If delisting were to occur, management of GYE grizzlies would go to the Montana Fish and Wildlife Commission.
Sitz viewed this as a benefit of delisting, explaining that local fish and game management, local community groups, know more about the local area. “Out here, it is my backyard and I feel like we should have a little say on how we manage our backyard,” he said.
Sitz files all his losses with the Livestock Loss Board. “If you don’t, then the environmental community says, ‘hey there’s no livestock losses,’” he said as part of his reasoning for doing so. Another reason is monetarily based.
The Livestock Loss Board, the state board that processes loss claims, only finds out about a loss if a rancher submits a claim. Money is only given out to Wildlife Service (WS) verified losses. WS is the authority on loss verification as the department is trained in the forensics of the determination. A necropsy is performed, a report is sent to WS in Billings, and the board’s claims report and WS’s investigation are sent to the rancher, who decides whether or not to file the claim.
“Ranchers that suspect a loss is from grizzly bears need to contact Wildlife Services as we do not accept investigations from FWP for loss claims. Most ranchers turn in claims to our board, but some do not. This means our numbers do not accurately reflect all loss that has occurred each year,” Edwards said.
Before 2019, the board received $200,000 in state funding for claims. Originally, loss was attributed only to wolves and any unused money for the year carried over, creating a saving account of sorts.
In 2013, grizzly bears were added to loss determinations.

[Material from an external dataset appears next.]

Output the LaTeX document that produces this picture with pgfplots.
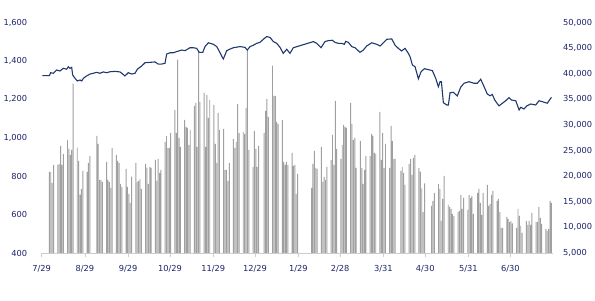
\documentclass[border=0pt]{standalone}
\usepackage{pgfplots}
\pgfplotsset{compat=1.18}
\usepackage{fontspec}
\setmainfont{DejaVu Sans}
\definecolor{navy}{RGB}{31,56,110}
\definecolor{lblc}{RGB}{28,36,105}
\definecolor{bargray}{RGB}{160,160,160}
\definecolor{axgray}{RGB}{205,205,205}
\begin{document}
\begin{tikzpicture}
\useasboundingbox (-41.7bp,-48bp) rectangle (553.3bp,253bp);
\pgfplotsset{
  common/.style={
    scale only axis, width=511bp, height=230.4bp,
    at={(0,0)}, anchor=south west,
    xmin=-0.5, xmax=365.9,
    scaled y ticks=false,
    ticklabel style={font=\fontsize{8.3}{10}\selectfont, text=lblc},
    /pgf/number format/.cd, 1000 sep={,}, assume math mode=true,
  }
}
% bars: trading value, right axis
\begin{axis}[common,
  hide x axis,
  axis y line*=right,
  y axis line style={draw=none},
  ytick style={draw=none},
  ymin=5000, ymax=50000,
  ytick={5000,10000,...,50000},
  yticklabel style={xshift=7bp},
]
\addplot[ybar, bar width=0.68, bar shift=0pt, fill=bargray, draw=none] coordinates {
(5,20844) (6,20844) (7,18692) (8,22213)
(11,22213) (12,22343) (13,25930) (14,22213) (15,24365)
(18,27103) (19,25408) (20,24169) (21,25147) (22,38057)
(25,25603) (26,22995) (27,16410) (28,17519) (29,21039)
(32,20844) (33,22604) (34,23973)
(39,27886) (40,26321) (41,19279) (42,19279) (43,18888)
(46,22800) (47,19279) (48,18888) (49,17714) (50,25538)
(53,24169) (54,22995) (55,22604) (56,18497) (57,17910)
(60,21430) (61,17910) (62,16541) (63,14780) (64,19931)
(67,22604) (68,18888) (69,19083) (70,19475) (71,17519)
(74,22409) (75,21626) (76,18497) (77,21822) (78,21626)
(81,23191) (82,19083) (83,23387) (84,20648) (85,21235)
(88,26712) (89,27886) (90,25538) (91,25538) (92,28472)
(95,32971) (96,28472) (97,42751) (98,27494) (99,25734)
(102,31015) (103,29646) (104,29450) (105,26125) (106,29059)
(109,33754) (110,34340) (111,25734) (112,44256) (113,34536)
(116,36296) (117,25734) (118,35905) (119,31406) (120,34927)
(123,33949) (124,26321) (125,22604) (126,32384) (127,29059)
(130,29255) (131,21235) (132,21235) (133,19083) (134,22604)
(137,27299) (138,25538) (139,26712) (140,34145) (141,28407)
(144,28668) (145,28277) (146,33363) (147,44700) (148,25147)
(151,21822) (152,28863) (153,25343) (154,21822) (155,25930)
(159,28472) (160,32776) (161,35123) (162,31602)
(165,41578) (166,35710) (167,35710) (168,30624) (169,30233)
(172,31015) (173,22800) (174,22213) (175,22800) (176,22213)
(179,24560) (180,22017) (181,22213) (182,16541) (183,20453)
(193,17714) (194,22409) (195,24952) (196,21626) (197,21430)
(200,25734) (201,18888) (202,19866) (203,19279) (204,21822)
(207,23191) (208,28082) (209,22213) (210,34731) (211,25343)
(214,23387) (215,26125) (216,30037) (217,29646) (218,29450)
(221,34340) (222,30233) (223,27103) (224,27494) (225,21626)
(228,26907) (229,21626) (230,18497) (231,21235) (232,23973)
(235,23973) (236,28277) (237,27886) (238,24560) (239,24365)
(242,32580) (243,23191) (244,28472) (245,21626) (246,26321)
(249,21626) (250,29842) (251,26907) (252,23387) (253,23387)
(257,21039) (258,21822) (259,20648) (260,18301)
(263,22409) (264,23387) (265,20257) (266,23582) (267,24169)
(270,21600) (271,20900) (272,17600) (273,13000) (274,18600)
(279,14193) (280,15171) (281,16736)
(284,18497) (285,17519) (286,11259) (287,15563) (288,20061)
(291,14389) (292,13998) (293,13606) (294,12629) (295,12238)
(298,13020) (299,13215) (300,16345) (301,13606) (302,15758)
(305,13411) (306,16345) (307,15758) (308,16149) (309,12629)
(312,16736) (313,17519) (314,14780) (315,12433) (316,16736)
(319,18301) (320,14193) (321,14585) (322,16345) (323,17127)
(326,15171) (327,15563) (328,13020) (329,9890) (330,9890)
(333,12042) (334,11651) (335,11064) (336,11259) (337,10803)
(340,9890) (341,13606) (342,12238) (343,10281) (344,8912)
(347,11259) (348,10477) (349,11259) (350,10477) (351,12824)
(354,11064) (355,11064) (356,13998) (357,11846) (358,10673)
(361,9695) (362,9303) (363,9695) (364,15171) (365,14780)
};
\end{axis}
% line: index, left axis
\begin{axis}[common,
  axis x line*=bottom,
  axis y line*=left,
  y axis line style={draw=none},
  ytick style={draw=none},
  x axis line style={axgray, line width=0.8bp},
  xtick style={axgray, line width=0.8bp},
  tick align=outside,
  major tick length=4bp,
  ymin=400, ymax=1600,
  ytick={400,600,...,1600},
  yticklabel style={xshift=-7bp},
  xtick={-0.5,30.5,61.5,91.5,122.5,152.5,183.5,213.5,244.5,274.5,305.5,335.5},
  xticklabels={7/29,8/29,9/29,10/29,11/29,12/29,1/29,2/28,3/31,4/30,5/31,6/30},
  xticklabel style={yshift=-5bp},
]
\addplot[navy, line width=1.1bp, mark=none] coordinates {
(0,1323.5) (5.0,1323.5) (5.9,1339) (7.8,1336) (10.2,1353) (12.6,1348) (15.0,1362) (17.4,1357) (18.6,1370) (19.8,1362) (21.0,1367) (21.7,1327) (23.4,1310) (25.0,1296) (27.0,1301) (28.2,1296) (29.4,1310) (31.7,1322) (34.1,1332) (36.5,1336) (38.9,1341) (41.3,1336) (43.7,1343) (46.1,1339) (48.5,1344) (52.1,1346) (55.6,1343) (57.6,1332) (59.2,1322) (61.6,1339) (64.0,1332) (66.4,1336) (68.1,1357) (71.2,1374) (73.6,1391) (77.2,1393) (80.7,1395) (83.1,1384) (85.5,1384) (87.9,1388) (89.1,1436) (91.5,1443) (93.9,1443) (96.3,1449) (99.9,1457) (102.3,1454) (105.8,1469) (108.2,1469) (110.6,1466) (112.5,1445) (115.0,1445) (116.6,1475) (119.0,1495) (122.6,1487) (125.0,1475) (127.4,1443) (129.7,1410) (132.2,1454) (134.5,1462) (136.9,1469) (141.7,1475) (145.3,1471) (146.9,1457) (148.9,1475) (151.2,1482) (153.7,1492) (156.0,1497) (158.4,1513) (160.8,1527) (163.2,1523) (165.6,1501) (168.0,1492) (170.4,1471) (172.7,1440) (175.2,1461) (177.5,1440) (179.9,1469) (183.0,1476) (194.3,1501) (196.7,1492) (199.8,1469) (202.6,1501) (205.0,1506) (207.9,1508) (209.8,1497) (212.2,1492) (214.6,1492) (216.5,1487) (217.5,1502) (219.4,1497) (221.8,1475) (224.2,1469) (227.7,1445) (230.1,1457) (232.5,1478) (236.1,1495) (239.7,1487) (242.1,1478) (244.5,1495) (246.9,1513) (250.5,1515) (252.8,1483) (255.2,1466) (257.6,1452) (260.0,1466) (262.4,1440) (263.6,1423) (265.3,1379) (267.2,1370) (269.6,1307) (271.5,1344) (273.9,1360) (279.6,1350) (282.0,1310) (283.9,1266) (285.1,1292) (286.1,1292) (287.5,1183) (289.9,1171) (291.1,1171) (292.3,1235) (294.6,1237) (297.5,1218) (299.9,1263) (302.3,1284) (305.9,1292) (309.5,1284) (311.8,1284) (314.3,1305) (316.7,1266) (319.0,1228) (321.0,1219) (322.6,1226) (324.3,1197) (327.4,1166) (329.8,1180) (332.2,1193) (334.6,1209) (336.2,1197) (339.4,1193) (341.8,1145) (343.0,1159) (345.3,1150) (347.3,1166) (350.1,1176) (353.7,1171) (356.1,1193) (358.5,1188) (362.0,1180) (364.5,1206) (365.0,1211)
};
\end{axis}
\end{tikzpicture}
\end{document}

In the last three or four years, the board started paying out more than the allocated $200,000, Edwards said. Rep. Ray Shaw from Alder was instrumental in increasing the claims allocations to $300,000, which was granted during the 2019 legislature session.
According to Edwards, payment ranchers receive is based on the market price of the livestock lost during the week it was killed based on price per pound. This is different for registered stock, which receive the average sale price from the year before, he explained.
WS must be contacted to preserve as much evidence as needed in order to determine a predator loss. Time in between investigations, especially in remote areas such as the Gravellys, can be detrimental. A second investigator was hired by WS for Madison County to account for this issue.
Actual losses are greater than what the board pays claims for, Edwards said. He knows this by hearing from ranchers at livestock conventions who profess what they lost in a year was more than what they were compensated.
The board does not have funding to pay a multiplier, Edwards said. A multiplier allows for a cushion—it accounts for additional livestock that may have been lost due to predation but not verified.
Montana Stockgrowers Association has a resolution encouraging the board to pay a multiplier once the funding becomes available. Edwards said the board is in favor of this, but current funding is restricted to WS verified losses.